[DESCRIPTION OF THE TASK] Identify all lines of the data containing the string "React" and copy them.

Charts and diagrams as code
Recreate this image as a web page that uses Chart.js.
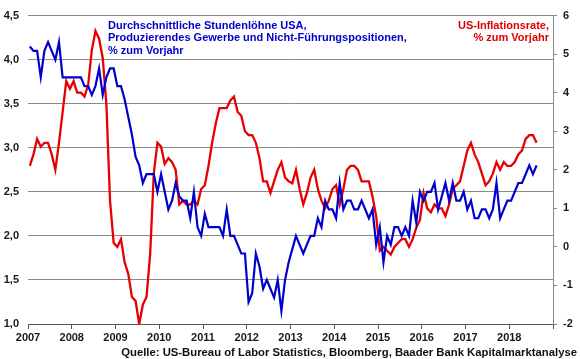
<!DOCTYPE html>
<html><head><meta charset="utf-8">
<script src="https://cdn.jsdelivr.net/npm/chart.js@4"></script>
<style>html,body{margin:0;padding:0;background:#fff}canvas{display:block}</style>
</head><body>
<canvas id="c" width="580" height="359" style="width:580px;height:359px"></canvas>
<script>
const startYear = 2007;
const yearLabels = [2007,2008,2009,2010,2011,2012,2013,2014,2015,2016,2017,2018];
// Average hourly earnings, production & non-supervisory, % y/y (left axis), monthly from Jan 2007
const wageGrowth = [
 4.15,4.1,4.1,3.8,4.1,4.2,4.1,4.0,4.2,3.8,3.8,3.8,
 3.8,3.8,3.8,3.7,3.7,3.6,3.7,3.9,3.6,3.8,3.9,3.9,
 3.7,3.7,3.55,3.35,3.15,2.9,2.8,2.6,2.7,2.7,2.7,2.5,
 2.7,2.5,2.3,2.4,2.6,2.45,2.4,2.4,2.2,2.5,2.1,2.0,
 2.25,2.1,2.1,2.1,2.1,2.0,2.3,2.0,2.0,1.9,1.8,1.8,
 1.25,1.35,1.8,1.65,1.4,1.5,1.4,1.3,1.5,1.15,1.5,1.7,
 1.85,2.0,1.9,1.8,1.9,2.0,2.0,2.2,2.1,2.4,2.3,2.3,
 2.2,2.6,2.3,2.4,2.4,2.3,2.3,2.4,2.3,2.2,2.3,1.9,
 2.1,1.7,2.0,1.9,2.1,2.1,2.0,2.1,2.0,2.4,2.15,2.5,
 2.4,2.5,2.5,2.6,2.3,2.45,2.6,2.4,2.6,2.4,2.4,2.5,
 2.3,2.4,2.2,2.2,2.3,2.3,2.2,2.3,2.6,2.2,2.3,2.4,
 2.4,2.5,2.6,2.6,2.7,2.8,2.7,2.8
];
// US inflation rate, % y/y (right axis), monthly from Jan 2007
const inflation = [
 2.1,2.4,2.8,2.6,2.7,2.7,2.4,2.0,2.7,3.5,4.3,4.1,
 4.3,4.0,4.0,3.9,4.2,5.1,5.6,5.4,4.9,3.7,1.2,0.1,
 0.0,0.2,-0.4,-0.7,-1.3,-1.4,-2.0,-1.5,-1.3,-0.2,1.9,2.7,
 2.6,2.15,2.3,2.2,2.0,1.1,1.2,1.1,1.1,1.2,1.1,1.5,
 1.6,2.1,2.7,3.2,3.6,3.6,3.6,3.8,3.9,3.5,3.4,3.0,
 2.9,2.9,2.7,2.3,1.7,1.7,1.4,1.7,2.0,2.2,1.8,1.7,
 1.65,2.0,1.5,1.1,1.4,1.8,2.0,1.5,1.2,1.0,1.2,1.5,
 1.6,1.1,1.5,2.0,2.1,2.1,2.0,1.7,1.7,1.7,1.3,0.8,
 -0.1,0.0,-0.1,-0.2,0.0,0.1,0.2,0.2,0.0,0.2,0.5,0.7,
 1.4,1.0,0.9,1.1,1.0,1.0,0.8,1.1,1.5,1.6,1.7,2.1,
 2.5,2.7,2.4,2.2,1.9,1.6,1.7,1.9,2.2,2.0,2.2,2.1,
 2.1,2.2,2.4,2.5,2.8,2.9,2.9,2.7
];
const wageTitle = ["Durchschnittliche Stundenlöhne USA,", "Produzierendes Gewerbe und Nicht-Führungspositionen,", "% zum Vorjahr"];
const cpiTitle = ["US-Inflationsrate,", "% zum Vorjahr"];
const sourceText = "Quelle: US-Bureau of Labor Statistics, Bloomberg, Baader Bank Kapitalmarktanalyse";

const BLUE = '#0000cc';
const RED = '#e60000';
const FONT = '"Liberation Sans", Arial, sans-serif';

const toPoints = arr => arr.map((v, i) => ({ x: startYear + (i + 0.5) / 12, y: v }));

const textPlugin = {
  id: 'texts',
  afterDraw(chart) {
    const ctx = chart.ctx;
    ctx.save();
    ctx.font = 'bold 11px ' + FONT;
    ctx.textBaseline = 'alphabetic';
    ctx.textAlign = 'left';
    ctx.fillStyle = BLUE;
    const bw = [200, 308, 80];
    wageTitle.forEach((t, i) => ctx.fillText(t, 108, 29 + i * 12.4, bw[i]));
    ctx.textAlign = 'right';
    ctx.fillStyle = '#e00000';
    cpiTitle.forEach((t, i) => ctx.fillText(t, 549, 28.5 + i * 12.2));
    ctx.font = 'bold 11.3px ' + FONT;
    ctx.fillStyle = '#111';
    ctx.fillText(sourceText, 577, 355.5, 457);
    ctx.restore();
  }
};

Chart.defaults.font.family = FONT;

new Chart(document.getElementById('c'), {
  type: 'line',
  data: {
    datasets: [
      { label: 'Stundenlöhne', data: toPoints(wageGrowth), yAxisID: 'y', borderColor: BLUE, borderWidth: 2.2, pointRadius: 0, tension: 0, fill: false },
      { label: 'Inflation', data: toPoints(inflation), yAxisID: 'y1', borderColor: RED, borderWidth: 2.3, pointRadius: 0, tension: 0, fill: false }
    ]
  },
  options: {
    responsive: false,
    animation: false,
    devicePixelRatio: 1,
    layout: { padding: { top: 15, left: 0, right: 0, bottom: 0 } },
    plugins: { legend: { display: false }, tooltip: { enabled: false } },
    scales: {
      x: {
        type: 'linear', min: 2007, max: 2019,
        afterFit: s => { s.height = 35; },
        ticks: { stepSize: 1, autoSkip: false, maxRotation: 0, padding: 2, color: '#1a1a1a',
          font: { size: 11, weight: 'bold' },
          callback: v => yearLabels.includes(v) ? String(v) : '' },
        grid: { drawOnChartArea: false, drawTicks: true, tickLength: 5, color: '#555' },
        border: { display: true, color: '#555', width: 1 }
      },
      y: {
        position: 'left', min: 1, max: 4.5,
        afterFit: s => { s.width = 28; },
        ticks: { stepSize: 0.5, padding: 9, color: '#1a1a1a', font: { size: 11, weight: 'bold' },
          callback: v => v.toFixed(1).replace('.', ',') },
        grid: { color: '#8a8a8a', drawTicks: false, lineWidth: 1 },
        border: { display: false }
      },
      y1: {
        position: 'right', min: -2, max: 6,
        afterFit: s => { s.width = 27; },
        ticks: { stepSize: 1, padding: 6, color: '#1a1a1a', font: { size: 11, weight: 'bold' } },
        grid: { drawOnChartArea: false, drawTicks: true, tickLength: 4, color: '#888' },
        border: { display: true, color: '#888', width: 1 }
      }
    }
  },
  plugins: [textPlugin]
});
</script>
</body></html>
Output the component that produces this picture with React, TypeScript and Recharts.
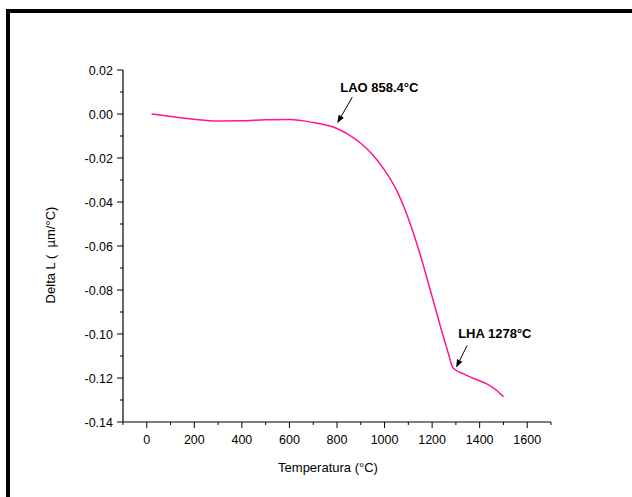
import React from 'react';
import { LineChart, Line, XAxis, YAxis, ReferenceDot } from 'recharts';

const temps = [20, 100, 200, 300, 400, 500, 600, 700, 800, 850, 900, 950, 1000, 1050, 1100, 1150, 1200, 1240, 1270, 1285, 1300, 1330, 1370, 1430, 1470, 1500];
const deltaL = [0, -0.0011, -0.0024, -0.0032, -0.0031, -0.0026, -0.0025, -0.0039, -0.0066, -0.0095, -0.0133, -0.0185, -0.0255, -0.0345, -0.0475, -0.064, -0.083, -0.0985, -0.1095, -0.1148, -0.1165, -0.118, -0.12, -0.1227, -0.1255, -0.1285];

const xTicks = [-100, 0, 100, 200, 300, 400, 500, 600, 700, 800, 900, 1000, 1100, 1200, 1300, 1400, 1500, 1600, 1700];
const yTicks = [-0.14, -0.13, -0.12, -0.11, -0.1, -0.09, -0.08, -0.07, -0.06, -0.05, -0.04, -0.03, -0.02, -0.01, 0, 0.01, 0.02];
const yLabels = ['-0.14', '-0.12', '-0.10', '-0.08', '-0.06', '-0.04', '-0.02', '0.00', '0.02'];

const data = temps.map((t, i) => ({ t, v: deltaL[i] }));

const FONT = 'Arial, "Liberation Sans", sans-serif';

const XTick = ({ x, y, payload }: any) => {
  const v = payload.value;
  const major = v % 200 === 0;
  return (
    <g>
      <line x1={x} y1={y} x2={x} y2={y + (major ? 6 : 3)} stroke="#000" strokeWidth={1} />
      {major && v >= 0 && v <= 1600 && (
        <text x={x} y={y + 21.5} textAnchor="middle" fontSize={12.5} fontFamily={FONT} fill="#000">{v}</text>
      )}
    </g>
  );
};

const YTick = ({ x, y, payload, index }: any) => {
  const major = index % 2 === 0;
  return (
    <g>
      <line x1={x} y1={y} x2={x - (major ? 6 : 3)} y2={y} stroke="#000" strokeWidth={1} />
      {major && (
        <text x={x - 10} y={y + 4.5} textAnchor="end" fontSize={12.5} fontFamily={FONT} fill="#000">{yLabels[index / 2]}</text>
      )}
    </g>
  );
};

const Arrow = ({ cx, cy, dx, dy, text, tx, ty }: any) => {
  const len = Math.sqrt(dx * dx + dy * dy);
  const ux = dx / len;
  const uy = dy / len;
  const hl = 8;
  const hw = 3;
  const bx = cx + ux * hl;
  const by = cy + uy * hl;
  return (
    <g>
      <line x1={bx} y1={by} x2={cx + dx} y2={cy + dy} stroke="#000" strokeWidth={1} />
      <polygon
        points={`${cx},${cy} ${bx - uy * hw},${by + ux * hw} ${bx + uy * hw},${by - ux * hw}`}
        fill="#000"
      />
      <text x={cx + tx} y={cy + ty} fontSize={13} fontWeight="bold" fontFamily={FONT} fill="#000">{text}</text>
    </g>
  );
};

export default function App() {
  return (
    <div style={{ position: 'absolute', left: 0, top: 0, width: 632, height: 497, background: '#fff' }}>
      <div style={{ position: 'absolute', left: 6, top: 9, right: 0, height: 4, background: '#000' }} />
      <div style={{ position: 'absolute', left: 6, top: 9, width: 4, bottom: 0, background: '#000' }} />
      <LineChart width={632} height={497} data={data} margin={{ top: 70, right: 81, bottom: 45, left: 63 }}>
        <XAxis
          dataKey="t"
          type="number"
          domain={[-100, 1700]}
          ticks={xTicks}
          interval={0}
          tickLine={false}
          tickSize={0}
          tickMargin={0}
          tick={<XTick />}
          height={30}
          axisLine={{ stroke: '#000', strokeWidth: 1.2 }}
          label={() => (
            <text x={328} y={471.5} textAnchor="middle" fontSize={13} fontFamily={FONT} fill="#000">Temperatura (°C)</text>
          )}
        />
        <YAxis
          type="number"
          domain={[-0.14, 0.02]}
          ticks={yTicks}
          interval={0}
          tickLine={false}
          tickSize={0}
          tickMargin={0}
          tick={<YTick />}
          width={60}
          axisLine={{ stroke: '#000', strokeWidth: 1.2 }}
          label={() => (
            <text x={54.5} y={255} transform="rotate(-90 54.5 255)" textAnchor="middle" fontSize={13} fontFamily={FONT} fill="#000">{'Delta L (\u00a0\u00a0µm/°C)'}</text>
          )}
        />
        <Line
          type="monotone"
          dataKey="v"
          stroke="#FF1493"
          strokeWidth={1.5}
          dot={false}
          isAnimationActive={false}
        />
        <ReferenceDot
          x={801}
          y={-0.0042}
          r={0}
          shape={(p: any) => <Arrow cx={p.cx} cy={p.cy} dx={15} dy={-26} tx={3} ty={-31} text="LAO 858.4°C" />}
        />
        <ReferenceDot
          x={1301}
          y={-0.1152}
          r={0}
          shape={(p: any) => <Arrow cx={p.cx} cy={p.cy} dx={11} dy={-22} tx={2} ty={-29} text="LHA 1278°C" />}
        />
      </LineChart>
    </div>
  );
}
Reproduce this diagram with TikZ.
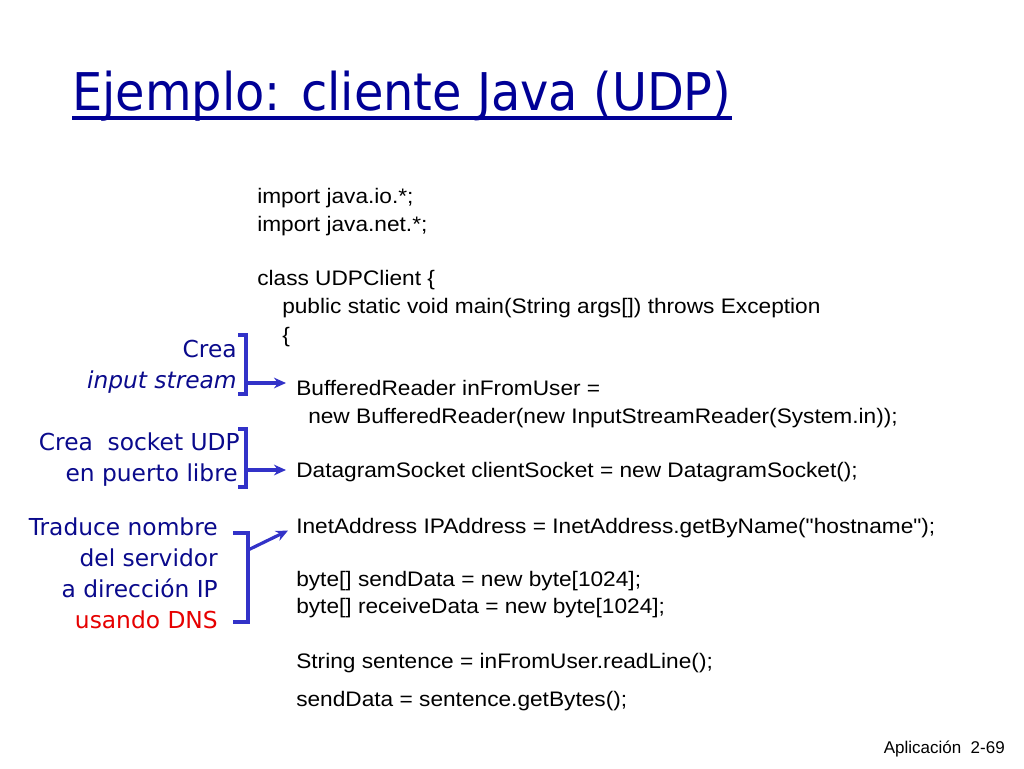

[COMPLETE OUTPUT]
Output the component that produces this picture with React, TypeScript and Recharts.
import React from 'react';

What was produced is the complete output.